Attempting to make sense of President Donald Trump’s flurry of lies this week — particularly with regard to what he has called “Spygate” — MSNBC host Craig Melvin invited a research psychologist to explain the president’s descent into lying almost all of the time.
Melvin kicked off the topic by noting, “A recent CBS poll shows 53 percent, a majority of Americans, believe the Russia investigation is politically motivated; that’s up from 48 percent in December. Why? It could very well come down to one thing: President Trump’s lies – the sheer number and frequency of them. Researchers have taken a look in the Washington Post’s fact checker on President Trump and found the president is now lying more often. He averaged 4.9 falsehoods per day in his first days in the oval office and now 9 lies per day.”
The MSNBC host then turned to Tali Sharot, an associate professor of cognitive neurosciences at University College London, and posed the question: “Why an uptick in the president’s lies?”
“We don’t know specifically about why there’s an escalation in the president’s lies,” Sharot began. “It could be many reasons — maybe certain lies covered up with more and more lies, maybe falsehoods repeated so many times they are considered to be true, which makes them repeated more.”

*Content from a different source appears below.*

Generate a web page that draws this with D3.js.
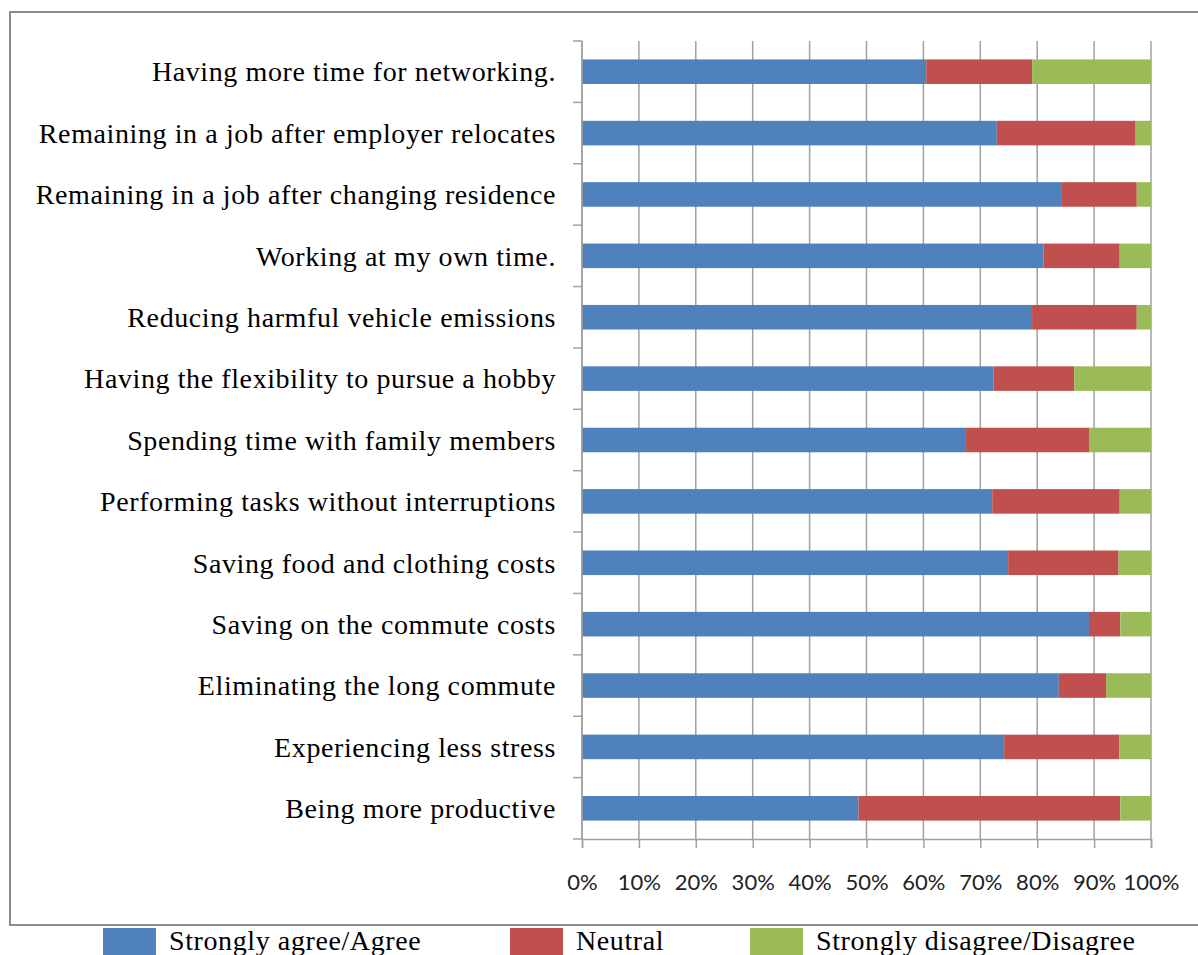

“Our research suggests that there might be another explanation — an explanation which is quite intriguing,” she continued. “Research done in our lab, not on the president, suggests that the emotional response that people have to their own lies is reduced every time they lie. Now they don’t have that negative arousal that comes with lying so there is nothing carving their dishonesty, and so dishonesty just escalates over time.”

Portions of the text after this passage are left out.